*EXERCISE DESCRIPTION*.
Skip the pictures, please, and write out exactly the lines from the opening of the data through the line containing "Chart.register(...registerables);".

*DATA SEGMENT*.

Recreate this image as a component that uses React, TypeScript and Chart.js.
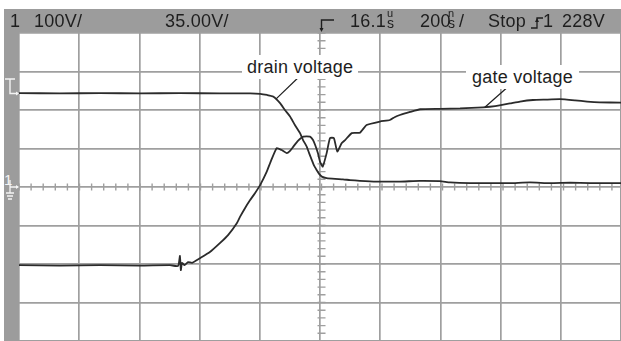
import React, { useEffect, useRef } from "react";
import { Chart, registerables } from "chart.js";

Chart.register(...registerables);

// time axis: ns relative to trigger (200 ns/div), vertical: divisions from centre
const timeMin = -1000;
const timeMax = 990;
const divMin = -4;
const divMax = 4;

const drainTime = [-1000, -865, -732, -600, -468, -336, -236, -203, -180, -160, -137, -121, -104, -88, -71, -61, -49, -41, -32, -25, -16, -8, 1, 17, 45, 71, 94, 127, 182, 259, 325, 391, 425, 491, 557, 623, 689, 755, 822, 888, 954, 990];
const drainDiv = [2.44, 2.43, 2.44, 2.43, 2.44, 2.43, 2.43, 2.42, 2.39, 2.35, 2.18, 2.0, 1.83, 1.61, 1.4, 1.22, 1.05, 0.88, 0.7, 0.56, 0.44, 0.34, 0.27, 0.23, 0.21, 0.2, 0.18, 0.16, 0.14, 0.14, 0.16, 0.15, 0.12, 0.1, 0.1, 0.1, 0.12, 0.1, 0.11, 0.1, 0.1, 0.1];

const gateTime = [-1000, -865, -732, -600, -501, -474, -468, -465, -461, -453, -441, -428, -402, -369, -336, -309, -280, -269, -253, -236, -220, -203, -181, -167, -148, -132, -115, -104, -93, -78, -60, -38, -28, -21, -12, -5, 4, 17, 28, 41, 52, 67, 78, 100, 127, 149, 193, 226, 243, 259, 293, 326, 392, 458, 534, 574, 623, 656, 699, 739, 788, 838, 878, 919, 990];
const gateDiv = [-2.03, -2.04, -2.03, -2.04, -2.03, -2.05, -1.79, -2.16, -1.97, -2.03, -1.95, -1.97, -1.85, -1.69, -1.46, -1.25, -0.94, -0.77, -0.55, -0.34, -0.16, 0.05, 0.4, 0.68, 1.01, 0.96, 0.88, 0.94, 1.05, 1.2, 1.31, 1.31, 1.22, 1.09, 0.88, 0.66, 0.53, 0.88, 1.27, 1.27, 0.92, 1.14, 1.22, 1.4, 1.41, 1.61, 1.7, 1.74, 1.82, 1.87, 1.95, 2.02, 2.03, 2.04, 2.07, 2.1, 2.17, 2.22, 2.26, 2.27, 2.28, 2.25, 2.22, 2.2, 2.19];

// leader lines (label end -> trace) in data units
const drainLeader = [[-68, 2.91], [-150, 2.29]];
const gateLeader = [[623, 2.65], [540, 2.07]];

const FONT = '"Liberation Sans", Arial, Helvetica, sans-serif';
const GRID = "#9f9f9f";
const HEAD = "#9c9c9c";
const INK = "#1e1e1e";

const scopePlugin = {
  id: "scope",
  beforeDatasetsDraw(chart: any) {
    const ctx = chart.ctx;
    const xs = chart.scales.x;
    const ys = chart.scales.y;
    const cx = xs.getPixelForValue(0);
    const cy = ys.getPixelForValue(0);
    ctx.save();
    ctx.strokeStyle = GRID;
    ctx.lineWidth = 1.4;
    ctx.beginPath();
    for (let t = timeMin; t <= timeMax; t += 40) {
      const px = xs.getPixelForValue(t);
      ctx.moveTo(px, cy - 3.5);
      ctx.lineTo(px, cy + 3.5);
    }
    for (let v = divMin; v <= divMax + 1e-6; v += 0.2) {
      const py = ys.getPixelForValue(v);
      ctx.moveTo(cx - 4, py);
      ctx.lineTo(cx + 4, py);
    }
    ctx.stroke();
    ctx.restore();
  },
  afterDatasetsDraw(chart: any) {
    const ctx = chart.ctx;
    const xs = chart.scales.x;
    const ys = chart.scales.y;
    ctx.save();
    ctx.strokeStyle = INK;
    ctx.lineWidth = 1.2;
    for (const l of [drainLeader, gateLeader]) {
      ctx.beginPath();
      ctx.moveTo(xs.getPixelForValue(l[0][0]), ys.getPixelForValue(l[0][1]));
      ctx.lineTo(xs.getPixelForValue(l[1][0]), ys.getPixelForValue(l[1][1]));
      ctx.stroke();
    }
    ctx.restore();
  },
};

function txt(left: number, baseline: number, size: number, text: string, extra: any = {}) {
  return (
    <span
      style={{
        position: "absolute",
        left,
        top: baseline - size * 0.8465,
        fontFamily: FONT,
        fontSize: size,
        lineHeight: size + "px",
        letterSpacing: size >= 16 ? "0.25px" : "0px",
        color: INK,
        whiteSpace: "nowrap",
        ...extra,
      }}
    >
      {text}
    </span>
  );
}

export default function App() {
  const ref = useRef<HTMLCanvasElement>(null);
  useEffect(() => {
    if (!ref.current) return;
    const chart = new Chart(ref.current, {
      type: "line",
      data: {
        datasets: [
          {
            label: "drain voltage",
            data: drainTime.map((t, i) => ({ x: t, y: drainDiv[i] })),
            borderColor: "#2b2b2b",
            borderWidth: 1.8,
            pointRadius: 0,
            tension: 0.15,
          },
          {
            label: "gate voltage",
            data: gateTime.map((t, i) => ({ x: t, y: gateDiv[i] })),
            borderColor: "#2b2b2b",
            borderWidth: 1.8,
            pointRadius: 0,
            tension: 0.15,
          },
        ],
      },
      options: {
        responsive: false,
        animation: false,
        events: [],
        layout: { padding: { left: 19, top: 33, right: 0, bottom: 0 } },
        plugins: { legend: { display: false }, tooltip: { enabled: false } },
        scales: {
          x: {
            type: "linear",
            min: timeMin,
            max: timeMax,
            ticks: { display: false, stepSize: 200, includeBounds: false },
            grid: { color: GRID, lineWidth: 1.7, drawTicks: false },
            border: { display: false },
          },
          y: {
            type: "linear",
            min: divMin,
            max: divMax,
            ticks: { display: false, stepSize: 1 },
            grid: { color: GRID, lineWidth: 1.7, drawTicks: false },
            border: { display: false },
          },
        },
      },
      plugins: [scopePlugin],
    } as any);
    return () => chart.destroy();
  }, []);

  const W = "#f4f4f4";
  return (
    <div style={{ position: "fixed", left: 0, top: 0, width: 621, height: 341, background: "#fff", overflow: "hidden" }}>
      <canvas ref={ref} width={621} height={341} style={{ position: "absolute", left: 0, top: 0 }} />
      {/* header bar */}
      <div style={{ position: "absolute", left: 4, top: 9, width: 617, height: 23, background: HEAD }} />
      {/* left strip */}
      <div style={{ position: "absolute", left: 4, top: 9, width: 15, height: 332, background: HEAD }} />
      {txt(10, 27.3, 18, "1")}
      {txt(34, 27.3, 18, "100V/")}
      {txt(165, 27.3, 18, "35.00V/")}
      {txt(350, 27.3, 18, "16.1")}
      {txt(387, 17, 11, "u")}
      {txt(387, 28, 14, "s")}
      {txt(420, 27.3, 18, "200")}
      {txt(448, 17, 11, "n")}
      {txt(448, 28, 14, "s")}
      {txt(459, 27.3, 18, "/")}
      {txt(488, 27.3, 18, "Stop")}
      {txt(543, 27.3, 18, "1")}
      {txt(562, 27.3, 18, "228V")}
      {txt(4, 185, 15, "1", { color: W })}
      <svg width={621} height={341} style={{ position: "absolute", left: 0, top: 0 }}>
        {/* trigger position marker */}
        <path d="M334 20 H321.5 V30" stroke={INK} strokeWidth={1.4} fill="none" />
        <path d="M319.5 28 L321.5 32 L323.5 28 Z" fill={INK} />
        {/* trigger edge symbol */}
        <path d="M531 28 H537 V18 H543" stroke={INK} strokeWidth={1.3} fill="none" />
        <path d="M535 22 L537 18 L539 22 Z" fill={INK} />
        {/* trigger level marker */}
        <path d="M5 79 H15 M10 79 V93.5 H18" stroke={W} strokeWidth={1.4} fill="none" />
        <path d="M16 91.5 L19 93.5 L16 95.5 Z" fill={W} />
        {/* ground marker */}
        <path d="M10 180 V193 M10 187 H18 M6 193 H14 M7 196 H13 M8 199 H12" stroke={W} strokeWidth={1.3} fill="none" />
        <path d="M16 185 L19 187 L16 189 Z" fill={W} />
      </svg>
      {txt(242, 73.5, 18, "drain voltage", { background: "#fff", padding: "3px 5px", top: 73.5 - 15.2 - 3 })}
      {txt(466, 83, 18, "gate voltage", { background: "#fff", padding: "3px 6px", top: 83 - 15.2 - 3 })}
    </div>
  );
}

*CORRECT RESPONSE*.
Recreate this image as a component that uses React, TypeScript and Chart.js.
import React, { useEffect, useRef } from "react";
import { Chart, registerables } from "chart.js";

Chart.register(...registerables);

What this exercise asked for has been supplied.